One moment you are skiriting a corn field. The next moment you are away through the deep woods, so dark your light serves only to accent the gloom around you. But always, insistent and mellow, the baying of your hounds call you on. You will lose direction, the sense of time, but eventually you arrive at the tree where your quarry has taken refuge. Afterwards, with your hounds lying at your feet, panting from the trailing and final fight with the coon, you try to piece together the directions of your travel. Sometimes it will be an impossible task. But with experience you will begin to have a picture of your back-trail in reference to your present position. A compass will help in this, if you take occasional readings when you make drastic changes of course.
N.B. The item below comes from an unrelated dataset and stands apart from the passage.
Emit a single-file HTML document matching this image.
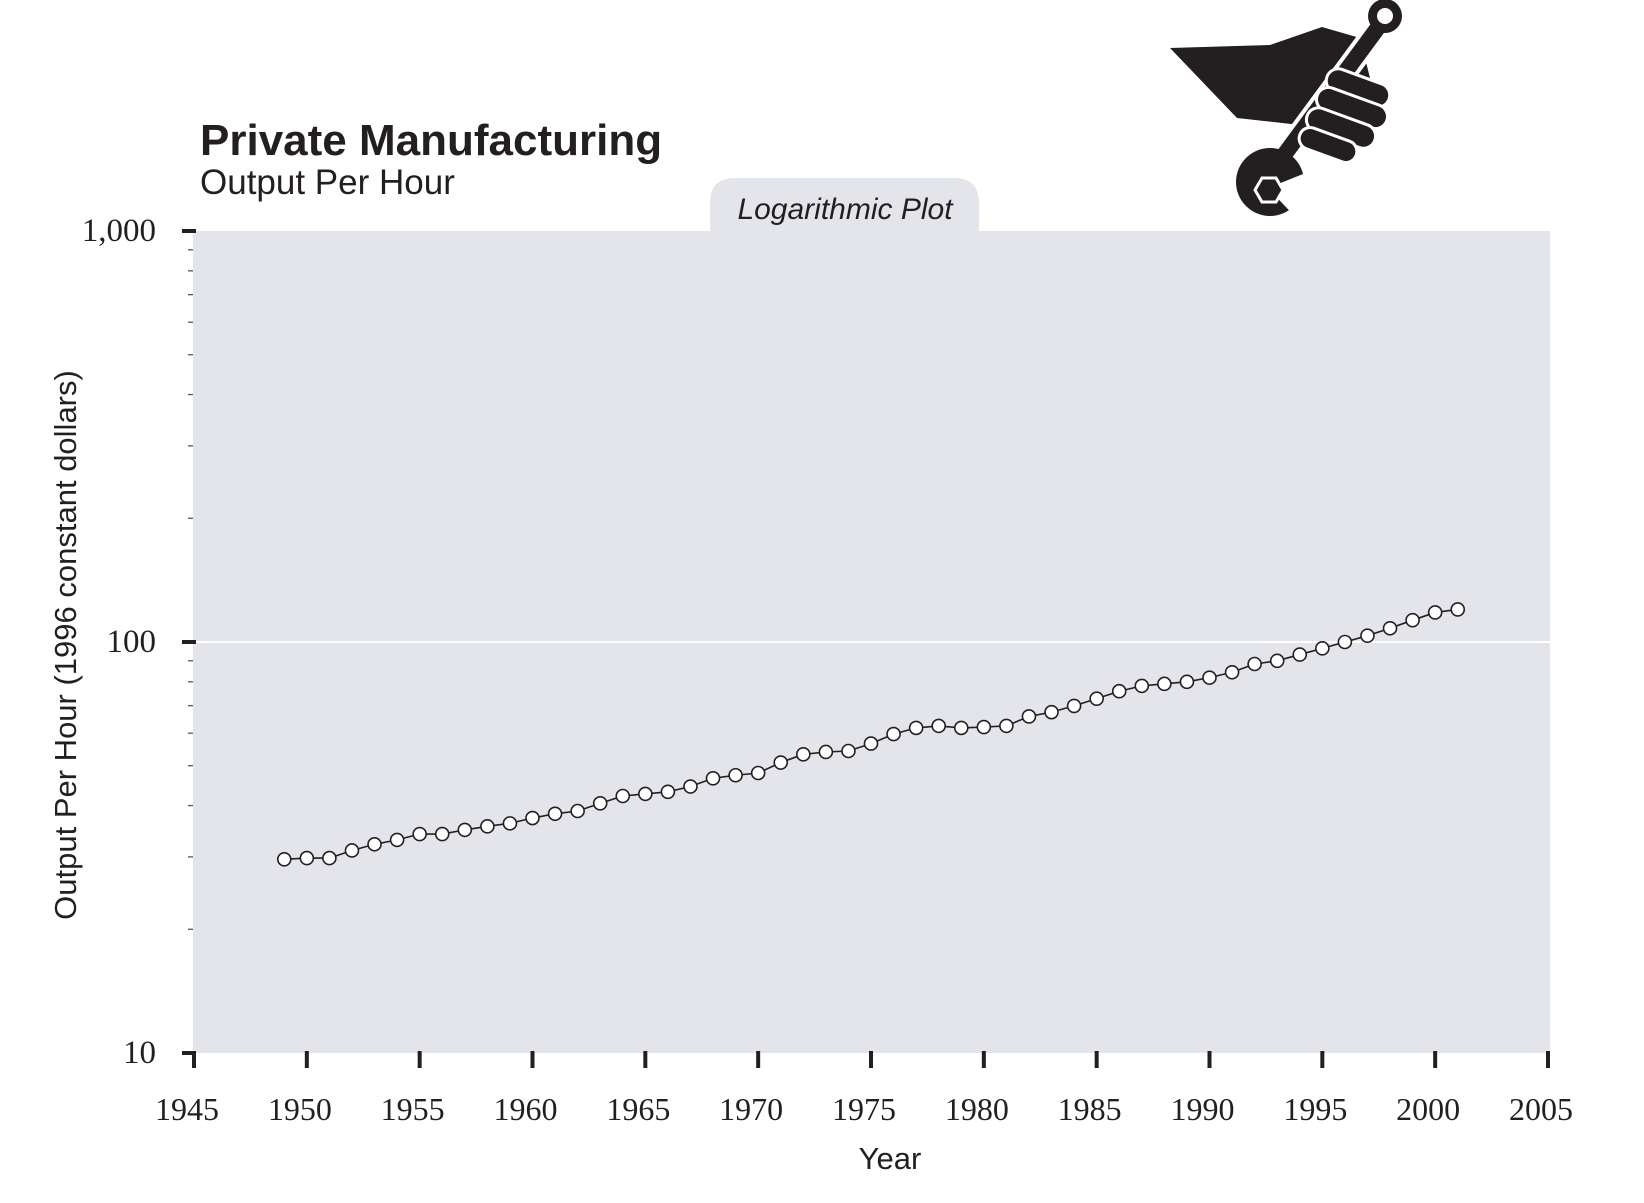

Watch the skyline on ridges and hills out­lined against the star studded night. In this way you learn the contours of your night country. But lost you will be occasion­ally—lost beyond any woods ability to set yourself straight be­fore the coming of moonrise or morning. Go prepared for this.

Most of the essentials have been touched upon in Chapter 13, The Makings of a Small Game Hunter. A good light is always a requirement. The miner's Carbide light, previously mentioned, is excellent for night walking, giving a bright flood lighting. In addition, you require a five cell flashlight to shine your game, once it is treed.

A rucksack with a lunch in it, a small handaxe, and a warm woolen jacket will put you on top of your hunt. If you have to spend a night in the woods you have the "makings" to do so.

I envy you on your first night afield after raccoons with some mellow voiced hounds setting the echoes ringing with their music and the frost jewels a glimmer on the stubble fields. It is a never to be forgotten experience.